The ultra-right government in Poland, which has now been voted out of office, is of course notorious and denied women the right to abortion. In other countries, legal harassment focuses on traumatizing women. In Hungary, for example, women are legally forced to listen to the fetus’s heartbeat before having an abortion. In Italy, which is struggling with an epidemic of femicide, the government has cut or severely curtailed programs to combat violence against women. In Spain, the far-right Vox is trying to do the same at a regional level, writes Politico.

In the latest polls, the two far-right factions, the Identity and Democracy (ID) group and the European Conservatives and Reformists (ECH), together obtain a record number of 160 seats in the 705-member European Parliament.

The ID, which includes the French Le Pen, includes the Dutch parties PVV and FVD, while JA21 and SGP are part of the ECH. Previously, the Christian Union was also part of the ECH, but it left the faction in 2019 due to its increasingly right-wing course.

The PVV was wiped out in the 2019 European elections but managed to gain a residual seat. The party lost it again because MP Marcel de Graaff defected to FVD. The FVD won three seats in the elections but later lost them because all three members defected to JA21.

Politico spoke with professor Gabriele Abels from the University of Tübingen, who specializes in European politics. “If there is a shift to the right in the European elections, it will influence the attitude of the European Parliament towards women’s rights.” Among other things, she points to the possibility of funding being cut off and equality legislation being diluted, with disastrous consequences.
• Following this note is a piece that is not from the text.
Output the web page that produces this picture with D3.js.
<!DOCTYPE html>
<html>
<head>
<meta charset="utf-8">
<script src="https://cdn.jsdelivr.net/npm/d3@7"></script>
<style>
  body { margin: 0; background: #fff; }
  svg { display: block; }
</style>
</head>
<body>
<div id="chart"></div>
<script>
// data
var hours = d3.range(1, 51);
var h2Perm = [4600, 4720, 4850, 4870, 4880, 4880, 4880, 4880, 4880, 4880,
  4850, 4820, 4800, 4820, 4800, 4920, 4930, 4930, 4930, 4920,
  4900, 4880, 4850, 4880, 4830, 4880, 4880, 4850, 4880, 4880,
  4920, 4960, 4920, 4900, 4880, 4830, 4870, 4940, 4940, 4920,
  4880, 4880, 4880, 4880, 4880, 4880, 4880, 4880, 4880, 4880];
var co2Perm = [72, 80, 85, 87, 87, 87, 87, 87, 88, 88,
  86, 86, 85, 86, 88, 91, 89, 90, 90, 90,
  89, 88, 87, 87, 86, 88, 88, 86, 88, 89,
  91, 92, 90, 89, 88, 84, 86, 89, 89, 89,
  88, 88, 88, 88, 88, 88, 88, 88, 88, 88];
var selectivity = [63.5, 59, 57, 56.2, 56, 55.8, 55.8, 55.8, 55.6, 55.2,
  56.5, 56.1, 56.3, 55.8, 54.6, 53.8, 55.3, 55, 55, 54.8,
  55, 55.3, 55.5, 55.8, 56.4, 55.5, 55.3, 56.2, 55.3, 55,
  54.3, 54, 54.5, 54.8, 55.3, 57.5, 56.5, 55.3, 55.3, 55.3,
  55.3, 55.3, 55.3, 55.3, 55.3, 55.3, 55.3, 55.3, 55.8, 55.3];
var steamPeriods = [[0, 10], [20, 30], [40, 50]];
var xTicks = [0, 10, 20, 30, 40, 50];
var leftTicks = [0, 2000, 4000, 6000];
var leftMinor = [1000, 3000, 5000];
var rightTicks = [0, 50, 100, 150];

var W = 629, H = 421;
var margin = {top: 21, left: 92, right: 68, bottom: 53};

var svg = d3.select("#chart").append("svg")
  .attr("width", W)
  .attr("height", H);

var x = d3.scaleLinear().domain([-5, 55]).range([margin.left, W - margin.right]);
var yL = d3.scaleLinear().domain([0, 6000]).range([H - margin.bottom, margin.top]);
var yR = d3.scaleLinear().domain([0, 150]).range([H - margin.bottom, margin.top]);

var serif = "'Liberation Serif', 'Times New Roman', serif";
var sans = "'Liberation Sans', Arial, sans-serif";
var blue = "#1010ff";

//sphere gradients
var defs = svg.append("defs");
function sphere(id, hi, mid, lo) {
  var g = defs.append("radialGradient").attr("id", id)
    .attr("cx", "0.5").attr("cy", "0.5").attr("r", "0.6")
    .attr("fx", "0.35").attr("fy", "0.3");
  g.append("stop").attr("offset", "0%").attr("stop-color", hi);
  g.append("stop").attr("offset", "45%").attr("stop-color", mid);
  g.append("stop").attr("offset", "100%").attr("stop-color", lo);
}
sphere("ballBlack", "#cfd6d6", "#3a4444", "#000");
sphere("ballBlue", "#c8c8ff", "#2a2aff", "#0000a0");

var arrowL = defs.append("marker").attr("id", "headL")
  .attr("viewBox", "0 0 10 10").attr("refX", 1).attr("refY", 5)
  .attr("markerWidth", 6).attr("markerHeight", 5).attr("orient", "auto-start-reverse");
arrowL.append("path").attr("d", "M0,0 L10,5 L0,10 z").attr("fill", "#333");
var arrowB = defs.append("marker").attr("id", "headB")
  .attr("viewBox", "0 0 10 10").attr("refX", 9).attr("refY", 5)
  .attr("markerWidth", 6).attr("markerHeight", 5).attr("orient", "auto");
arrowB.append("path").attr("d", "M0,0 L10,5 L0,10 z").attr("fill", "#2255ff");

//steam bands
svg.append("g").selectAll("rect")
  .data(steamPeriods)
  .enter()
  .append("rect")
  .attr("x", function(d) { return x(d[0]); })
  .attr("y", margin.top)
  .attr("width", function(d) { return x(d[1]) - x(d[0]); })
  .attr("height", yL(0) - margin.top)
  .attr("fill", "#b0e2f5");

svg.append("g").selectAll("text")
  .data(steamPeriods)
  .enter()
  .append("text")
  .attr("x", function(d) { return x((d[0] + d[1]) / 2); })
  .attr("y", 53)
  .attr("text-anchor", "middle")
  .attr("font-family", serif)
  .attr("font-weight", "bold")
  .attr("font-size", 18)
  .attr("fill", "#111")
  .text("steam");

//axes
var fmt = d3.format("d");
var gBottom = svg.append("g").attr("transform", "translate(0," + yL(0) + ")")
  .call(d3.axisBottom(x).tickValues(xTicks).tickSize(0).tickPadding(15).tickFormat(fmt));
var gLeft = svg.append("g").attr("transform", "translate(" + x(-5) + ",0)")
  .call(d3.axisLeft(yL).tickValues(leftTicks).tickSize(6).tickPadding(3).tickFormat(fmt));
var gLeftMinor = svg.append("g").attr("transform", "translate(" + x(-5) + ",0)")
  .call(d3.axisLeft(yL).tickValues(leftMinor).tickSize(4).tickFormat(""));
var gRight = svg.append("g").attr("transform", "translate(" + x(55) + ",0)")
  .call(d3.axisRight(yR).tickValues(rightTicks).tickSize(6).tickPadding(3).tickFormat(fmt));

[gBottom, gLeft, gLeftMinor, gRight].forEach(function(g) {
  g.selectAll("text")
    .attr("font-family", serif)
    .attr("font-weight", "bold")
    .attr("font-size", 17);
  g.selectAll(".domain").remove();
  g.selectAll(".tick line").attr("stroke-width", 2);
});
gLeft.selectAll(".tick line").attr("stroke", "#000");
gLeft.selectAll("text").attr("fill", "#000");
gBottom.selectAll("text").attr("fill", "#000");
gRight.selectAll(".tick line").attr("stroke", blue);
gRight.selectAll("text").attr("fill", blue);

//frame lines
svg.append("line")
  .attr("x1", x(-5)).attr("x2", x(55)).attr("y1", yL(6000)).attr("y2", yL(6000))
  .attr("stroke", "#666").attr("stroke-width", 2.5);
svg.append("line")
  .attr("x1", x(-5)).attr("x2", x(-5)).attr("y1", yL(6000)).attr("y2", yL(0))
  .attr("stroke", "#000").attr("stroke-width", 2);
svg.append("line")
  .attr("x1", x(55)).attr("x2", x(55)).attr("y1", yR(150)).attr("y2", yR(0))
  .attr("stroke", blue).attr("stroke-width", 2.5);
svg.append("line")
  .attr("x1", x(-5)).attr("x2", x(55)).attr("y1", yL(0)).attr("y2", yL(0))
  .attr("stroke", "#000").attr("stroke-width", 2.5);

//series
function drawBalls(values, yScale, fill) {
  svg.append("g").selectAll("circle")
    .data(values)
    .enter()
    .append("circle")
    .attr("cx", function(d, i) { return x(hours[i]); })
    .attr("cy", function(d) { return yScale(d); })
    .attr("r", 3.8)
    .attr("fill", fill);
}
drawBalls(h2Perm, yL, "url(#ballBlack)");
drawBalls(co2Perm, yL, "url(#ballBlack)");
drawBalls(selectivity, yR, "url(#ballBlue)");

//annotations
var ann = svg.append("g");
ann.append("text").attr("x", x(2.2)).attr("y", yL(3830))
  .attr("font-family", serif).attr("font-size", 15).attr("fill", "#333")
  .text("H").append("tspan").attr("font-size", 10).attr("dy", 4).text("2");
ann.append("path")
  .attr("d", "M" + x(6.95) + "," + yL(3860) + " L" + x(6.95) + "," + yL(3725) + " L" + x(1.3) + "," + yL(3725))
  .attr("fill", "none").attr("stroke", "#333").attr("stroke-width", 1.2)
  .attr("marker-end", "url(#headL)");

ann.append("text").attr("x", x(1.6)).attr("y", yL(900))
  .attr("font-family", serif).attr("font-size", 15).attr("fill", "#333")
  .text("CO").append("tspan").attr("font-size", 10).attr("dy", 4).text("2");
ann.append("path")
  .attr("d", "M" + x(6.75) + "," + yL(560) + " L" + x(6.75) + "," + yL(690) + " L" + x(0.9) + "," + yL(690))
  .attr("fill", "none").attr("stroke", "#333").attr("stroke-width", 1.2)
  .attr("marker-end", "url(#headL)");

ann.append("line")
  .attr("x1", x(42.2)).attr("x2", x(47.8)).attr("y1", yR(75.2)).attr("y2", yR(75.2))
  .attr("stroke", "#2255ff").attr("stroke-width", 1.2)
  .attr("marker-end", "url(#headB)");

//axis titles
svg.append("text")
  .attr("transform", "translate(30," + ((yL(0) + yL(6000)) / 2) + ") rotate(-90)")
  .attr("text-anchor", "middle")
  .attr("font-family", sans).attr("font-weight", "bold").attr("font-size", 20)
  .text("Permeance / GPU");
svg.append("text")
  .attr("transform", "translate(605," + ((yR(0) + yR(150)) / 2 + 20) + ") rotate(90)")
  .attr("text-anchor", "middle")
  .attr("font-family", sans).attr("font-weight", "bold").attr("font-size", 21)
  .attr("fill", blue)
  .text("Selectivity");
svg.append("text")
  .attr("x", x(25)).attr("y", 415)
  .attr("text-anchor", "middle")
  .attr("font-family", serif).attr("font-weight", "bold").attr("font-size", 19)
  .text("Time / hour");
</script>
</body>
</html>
Moreover, progress in the field of women’s rights is then seriously jeopardized. This includes, for example, transparency regarding pay so that the structural underpayment of women can be tackled.

Women are now better represented in the European Parliament than in most Member States’ parliaments. Only a third of parliamentarians in the Member States are women, and in the European Parliament the number of seats held by women is 40 percent. Female politicians are much more likely to experience intimidation and violence than men. In the Netherlands, this was reason for the most prominent female leader, Sigrid Kaag, who booked a record number of seats for D66, to say goodbye to politics last year.

The European Union aims to create, among other things, equal rights in all member states. The rise of the extreme right threatens to make this impossible, often on the basis of mendacious arguments. The problem is that women’s rights are not – yet – a decisive factor for voters, writes Politico. Partly because citizens wrongly believe that these are already sufficiently guaranteed.

The European elections will be held in all 27 Member States between June 6 and 9. In the Netherlands, voting takes place on June 6.